Microsoft said hackers targeted European think tanks and non-profit organizations which often have contact with government officials.
The attacks were carried out late last year through phishing campaigns to steal employee credentials and deliver malware, the tech giant said in a blog post on Wednesday.
The company said it detected attacks targeting employees of the German Council on Foreign Relations and European offices of The Aspen Institute and The German Marshall Fund through malicious websites and spoofed email addresses that looked legitimate.

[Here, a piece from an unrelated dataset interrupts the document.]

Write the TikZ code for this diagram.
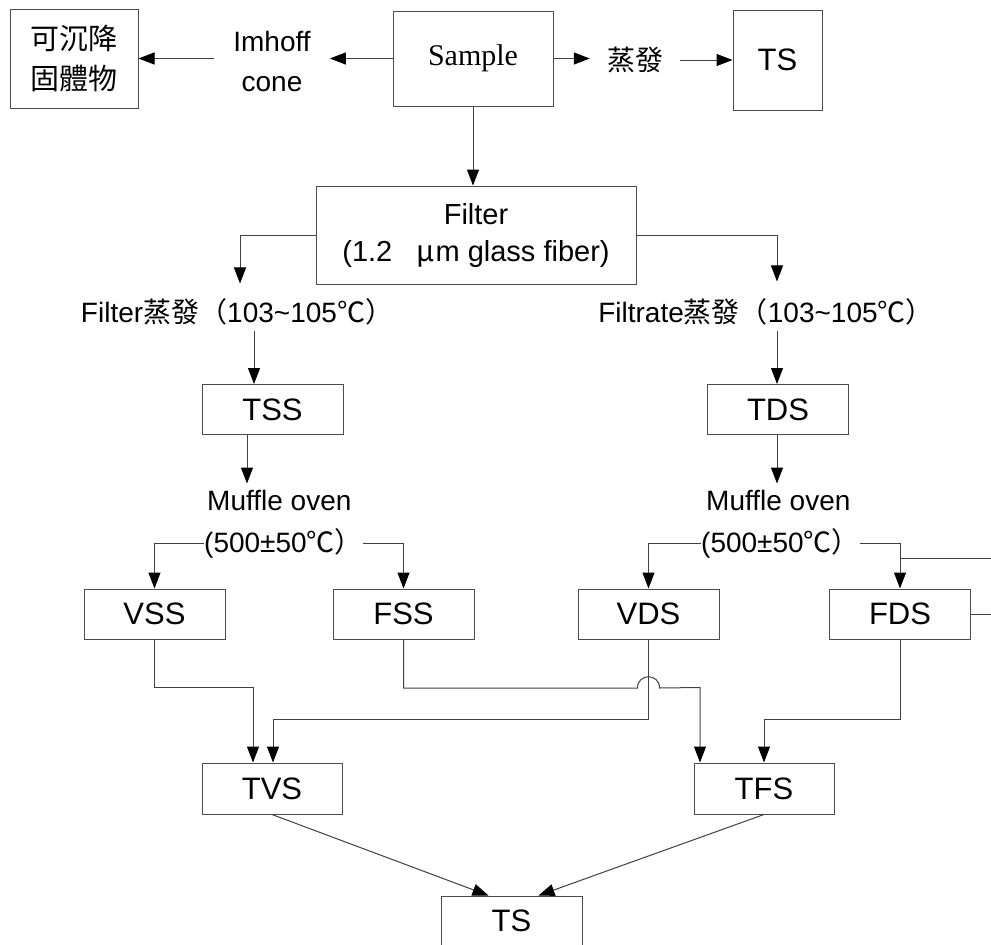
\documentclass[tikz,border=0pt]{standalone}
\usepackage{fontspec}
\setmainfont{Liberation Sans}
\newfontfamily\cjk{Noto Sans CJK TC}
\newfontfamily\tms{Liberation Serif}
\usetikzlibrary{arrows.meta,calc}
\begin{document}
\begin{tikzpicture}[x=1pt,y=-1pt,
  box/.style={draw=black!70, line width=1pt, minimum width=141pt, minimum height=50pt, inner sep=0pt, font=\fontsize{31}{31}\selectfont},
  txt/.style={inner sep=0pt, font=\fontsize{28}{40}\selectfont, align=center},
  arr/.style={draw=black!75, line width=1pt, -{Triangle[length=16pt,width=12pt,color=black,fill=black]}},
  ln/.style={draw=black!75, line width=1pt}]
\useasboundingbox[fill=white] (0,0) rectangle (991,945);
% top row
\node[box, minimum width=128pt, minimum height=99pt, font=\cjk\fontsize{29}{40}\selectfont, align=center] (sett) at (74,58.5) {可沉降\\固體物};
\node[txt, inner xsep=19pt] (imh) at (272,61) {Imhoff\\cone};
\node[box, minimum width=160pt, minimum height=95pt, font=\tms\fontsize{30}{30}\selectfont] (sample) at (473,58.5) {Sample};
\node[txt, inner xsep=17pt, font=\cjk\fontsize{28}{28}\selectfont] (evap) at (635,60) {蒸發};
\node[box, minimum width=89pt, minimum height=100pt] (ts1) at (777.5,60) {TS};
% filter
\node[box, minimum width=320pt, minimum height=98pt, font=\fontsize{29}{37}\selectfont, align=center] (filt) at (476,235) {Filter\\(1.2\hspace{24pt}{\cjk μ}\hspace{1pt}m glass fiber)};
\node[txt] (ft1) at (237,312) {Filter{\cjk 蒸發（}103\textasciitilde105{\cjk ℃）}};
\node[txt] (ft2) at (766,312) {Filtrate{\cjk 蒸發（}103\textasciitilde105{\cjk ℃）}};
\coordinate (lx) at (240,0);
\coordinate (lx2) at (254,0);
\coordinate (lx3) at (247,0);
\coordinate (rx) at (777,0);
\node[box] (tss) at (272.5,409.5) {TSS};
\node[box] (tds) at (778,409.5) {TDS};
\node[txt, anchor=west] (mo1) at (207,500) {Muffle oven};
\node[txt, anchor=west] (mo2) at (706,500) {Muffle oven};
\node[txt, anchor=west] (mt1) at (204,543) {(500±50{\cjk ℃）}};
\node[txt, anchor=west] (mt2) at (701,543) {(500±50{\cjk ℃）}};
\node[box] (vss) at (154.5,614) {VSS};
\node[box] (fss) at (403.5,614) {FSS};
\node[box] (vds) at (648.5,614) {VDS};
\node[box] (fds) at (900,614) {FDS};
\node[box, minimum width=140pt, minimum height=51pt] (tvs) at (272,788.5) {TVS};
\node[box, minimum width=140pt, minimum height=51pt] (tfs) at (764,788.5) {TFS};
\node[box, minimum height=50pt] (ts2) at (511.5,921) {TS};
\coordinate (edge1) at (993,558);
\coordinate (yA) at (0,688);
% connectors top
\draw[arr] (sample.west) -- (sample.west -| imh.east);
\draw[arr] (imh.west |- sett.east) -- (sett.east);
\draw[arr] (sample.east) -- (sample.east -| evap.west);
\draw[arr] (evap.east |- ts1.west) -- (ts1.west);
\draw[arr] (sample.south) -- (sample.south |- filt.north);
\draw[arr] (filt.west) -| ($(ft1.north -| lx)+(0,-15)$);
\draw[arr] (filt.east) -| ($(ft2.north -| rx)+(0,-17)$);
\draw[arr] ($(ft1.south -| lx2)+(0,5)$) -- (tss.north -| lx2);
\draw[arr] ($(ft2.south -| rx)+(0,5)$) -- (tds.north -| rx);
\draw[arr] (tss.south -| lx3) -- ($(mo1.north -| lx3)+(0,-6)$);
\draw[arr] (tds.south -| rx) -- ($(mo2.north -| rx)+(0,-6)$);
\draw[arr] (mt1.west) -| (vss.north);
\draw[arr] (mt1.east) -| (fss.north);
\draw[arr] (mt2.west) -| (vds.north);
\draw[arr] (mt2.east) -| (fds.north);
\draw[ln] (fds.north |- edge1) -- (edge1);
\draw[ln] (fds.east) -- (fds.east -| edge1);
% connectors bottom
\draw[arr] (vss.south) |- ($(tvs.north)+(-19,-75)$) -- ($(tvs.north)+(-19,0)$);
\draw[arr] (vds.south) |- ($(tvs.north)+(1,-43)$) -- ($(tvs.north)+(1,0)$);
\draw[arr] (fss.south) |- ($(vds.south |- yA)+(-11,0)$) .. controls +(0,-15) and +(0,-15) .. ($(vds.south |- yA)+(11,0)$) -- ($(tfs.north)+(-64,-75)$) -- ($(tfs.north)+(-64,0)$);
\draw[arr] (fds.south) |- ($(tfs.north)+(0,-43)$) -- (tfs.north);
\draw[arr] (tvs.south) -- ($(ts2.north)+(-23,0)$);
\draw[arr] (tfs.south) -- ($(ts2.north)+(27,0)$);
\end{tikzpicture}
\end{document}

"The attacks against these organizations, which we're disclosing with their permission, targeted 104 accounts belonging to organization employees located in Belgium, France, Germany, Poland, Romania, and Serbia," Tom Burt, corporate vice president for customer security and trust at Microsoft, wrote in the blog post.
The German Marshall Fund runs a tool, known as the Hamilton 68, which tracks Russian propaganda and disinformation efforts online in near real-time. Karen Donfried, president of The German Marshall Fund, said in a statement Wednesday that the attacks "came as no surprise."
"Everything we do as an organization, from our policy research to our work strengthening civil society, is dedicated to advancing and protecting democratic values," Karen Donfried, president of The German Marshall Fund, said in a statement Wednesday.
"The announcement serves as a reminder that the assault on these values is real and relentless."
A spokesperson for the German Council on Foreign Relations confirmed that the organization was "the target of cyber attacks during a limited period on the past year."
"This is an ongoing investigation upon which we cannot comment further at this time," the spokesperson told CNBC, adding that the think tank had been implementing "a range of measure(s)" to counter further risks.
Elliot Gerson, executive vice president for policy programs, public programs and international partners at The Aspen Institute said the think tank recently became aware of attempts to hack its European partners, which are independent affiliates.
"While we are aware of no breaches, these attempts are important reminders that we must unite to protect our organizations from forces that threaten our work," Gerson told CNBC in a statement.
Microsoft said while it is still investigating the sources of those attacks, the company is "confident" many of them originated from a group it calls Strontium, also known as Fancy Bear. The group, which has been linked to Russia, was reportedly behind the Democratic National Committee hack before the 2016 presidential elections in the U.S.
"The attacks occurred between September and December 2018. We quickly notified each of these organizations when we discovered they were targeted so they could take steps to secure their systems, and we took a variety of technical measures to protect customers from these attacks," Microsoft said.
The company said it will be offering the Microsoft AccountGuard cybersecurity service in 12 additional European markets from Wednesday, including France, Germany and Sweden. The service is provided to all political candidates, parties and campaign offices at no extra cost, the company said.
European parliamentary elections are due to begin later this year.